Provisions to help work the budget magic include the following:

  1. Waiver of the income limits on eligibility to convert from an IRA to a Roth IRA;
  2. Manipulation of the timing of corporate estimated tax installment payments;
  3. Application of earnings stripping rules to C Corporations which are partners;
  4. Expansion of information reporting requirements to interest on tax-exempt bonds;
  5. Lengthening the amortization period for geological and geophysical expenditures for major integrated oil and gas companies;
  6. Three provisions tightening the rules under the Foreign Investment in Real Property Tax Act (FIRPTA);
  7. Restrictions on tax-free treatment for certain corporate cash-rich spin-off transactions;
  8. Imposition of loan and redemption requirements on pooled financing bonds;
  9. Tightening of offers-in-compromise requirements;
  10. Increase in the age for taxation of passive income of minors at their parents' rate;
  11. New withholding requirements of certain payments by government entities;
  12. Repeal of certain Foreign Sales Corporation/Extra-Territorial Income grandfather rules for certain binding contracts in order to comply with a recent World Trade Organization ruling;
  13. Clarification that the domestic manufacturing deduction wage limitation may only include those wages allocable to domestic production gross receipts;
  14. Several modifications to the foreign earned income and employer-provided housing exclusion rules for U.S. citizens living abroad; and
  15. Extension of tax shelter penalties to accommodation parties.
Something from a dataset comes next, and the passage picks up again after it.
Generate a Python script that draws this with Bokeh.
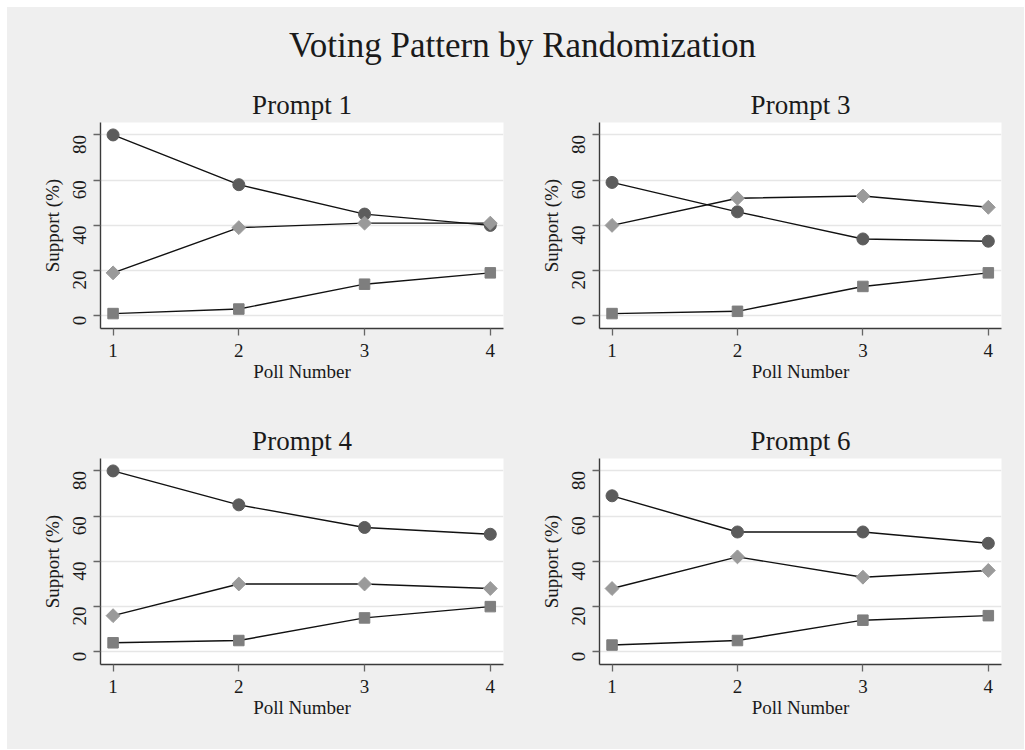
import math
from bokeh.plotting import figure
from bokeh.layouts import column, row
from bokeh.models import Spacer, Label, Range1d, FixedTicker
from bokeh.embed import file_html
from bokeh.resources import INLINE

# Poll numbers and support (%) per prompt; three series each
polls = [1, 2, 3, 4]
prompt_names = ["Prompt 1", "Prompt 3", "Prompt 4", "Prompt 6"]

circle_vals = {
    "Prompt 1": [80, 58, 45, 40],
    "Prompt 3": [59, 46, 34, 33],
    "Prompt 4": [80, 65, 55, 52],
    "Prompt 6": [69, 53, 53, 48],
}
square_vals = {
    "Prompt 1": [1, 3, 14, 19],
    "Prompt 3": [1, 2, 13, 19],
    "Prompt 4": [4, 5, 15, 20],
    "Prompt 6": [3, 5, 14, 16],
}
diamond_vals = {
    "Prompt 1": [19, 39, 41, 41],
    "Prompt 3": [40, 52, 53, 48],
    "Prompt 4": [16, 30, 30, 28],
    "Prompt 6": [28, 42, 33, 36],
}
y_ticks = [0, 20, 40, 60, 80]
x_ticks = [1, 2, 3, 4]

FONT = "Liberation Serif"
BG = "#efefef"
TXT = "#1a1a1a"


def panel(name, width, left, right, height, bottom):
    p = figure(width=width, height=height, output_backend="svg",
               toolbar_location=None, title=name,
               x_range=Range1d(0.9, 4.105), y_range=Range1d(-5.6, 85.5),
               min_border_left=left, min_border_right=right,
               min_border_top=40, min_border_bottom=bottom)
    p.background_fill_color = "white"
    p.border_fill_color = BG
    p.outline_line_color = None

    p.title.text_font = FONT
    p.title.text_font_size = "27px"
    p.title.text_font_style = "normal"
    p.title.text_color = TXT
    p.title.align = "center"
    p.title.standoff = 6

    p.xgrid.grid_line_color = None
    p.ygrid.grid_line_color = "#e6e6e6"
    p.ygrid.grid_line_width = 1.5

    for ax in (p.xaxis[0], p.yaxis[0]):
        ax.axis_line_color = "#3a3a3a"
        ax.axis_line_width = 1.4
        ax.major_tick_line_color = "#666666"
        ax.major_tick_line_width = 1.3
        ax.major_tick_in = 0
        ax.major_tick_out = 7
        ax.minor_tick_line_color = None
        ax.major_label_text_font = FONT
        ax.major_label_text_font_size = "19px"
        ax.major_label_text_color = TXT
        ax.axis_label_text_font = FONT
        ax.axis_label_text_font_size = "19px"
        ax.axis_label_text_font_style = "normal"
        ax.axis_label_text_color = TXT

    p.xaxis.ticker = FixedTicker(ticks=x_ticks)
    p.yaxis.ticker = FixedTicker(ticks=y_ticks)
    p.xaxis.axis_label = "Poll Number"
    p.yaxis.axis_label = "Support (%)"
    p.xaxis.major_label_standoff = 8
    p.xaxis.axis_label_standoff = 1
    p.yaxis.major_label_orientation = math.pi / 2
    p.yaxis.major_label_standoff = 14
    p.yaxis.axis_label_standoff = 1

    # circles, then squares, then diamonds on top
    p.line(polls, circle_vals[name], line_color="#111111", line_width=1.4)
    p.scatter(polls, circle_vals[name], marker="circle", size=12,
              fill_color="#5c5c5c", line_color="#5c5c5c")
    p.line(polls, square_vals[name], line_color="#111111", line_width=1.4)
    p.scatter(polls, square_vals[name], marker="square", size=10.5,
              fill_color="#7e7e7e", line_color="#7e7e7e")
    p.line(polls, diamond_vals[name], line_color="#111111", line_width=1.4)
    p.scatter(polls, diamond_vals[name], marker="square", size=9.8,
              angle=math.pi / 4, fill_color="#9a9a9a", line_color="#9a9a9a")
    return p


W_LEFT, W_RIGHT = 505, 512
HEAD_H = 75
H_TOP, H_BOT = 336, 331

p1 = panel("Prompt 1", W_LEFT, 93, 9, H_TOP, 90)
p3 = panel("Prompt 3", W_RIGHT, 87, 23, H_TOP, 90)
p4 = panel("Prompt 4", W_LEFT, 93, 9, H_BOT, 85)
p6 = panel("Prompt 6", W_RIGHT, 87, 23, H_BOT, 85)

# heading strip with the overall title
head = figure(width=W_LEFT + W_RIGHT, height=HEAD_H, output_backend="svg",
              toolbar_location=None, x_range=(0, 1), y_range=(0, 1),
              min_border=0)
head.axis.visible = False
head.grid.visible = False
head.outline_line_color = None
head.background_fill_color = BG
head.border_fill_color = BG
head.add_layout(Label(x=515, y=HEAD_H - 38, x_units="screen", y_units="screen",
                      text="Voting Pattern by Randomization",
                      text_font=FONT, text_font_size="35px",
                      text_color=TXT, text_align="center",
                      text_baseline="alphabetic"))

bg = {"background-color": BG}
top_row = row(p1, p3, styles=bg)
bot_row = row(p4, p6, styles=bg)
body = column(head, top_row, bot_row, styles=bg)
layout = row(Spacer(width=7), column(Spacer(height=7), body))

open("out.html", "w").write(file_html(layout, INLINE))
Other provisions included in the legislation address a variety of areas:

  1. Tax treatment of environmental cleanup funds;
  2. Simplification of the active trade or business test;
  3. Enhancement of veterans' access to affordable mortgages;
  4. Availability of capital gains treatment for sale of self-created music works and election of five-year amortization for a created or acquired music work;
  5. Expansion of the tonnage tax option to lighter vessels;
  6. Codification and extension of the exception for the Permanent University Fund from the tax-exempt arbitrage rules;
  7. Acceleration of the increased limits for industrial development bonds; and
  8. Revisions to the tax treatment of loans to continuing care facilities.

The Senate is expected to take up the legislation on Thursday, May 11, and it could reach the President's desk by the weekend. Expired provisions that did not make it into this reconciliation legislation would be taken up in a follow-on piece of tax legislation that Congress would also hope to pass this year.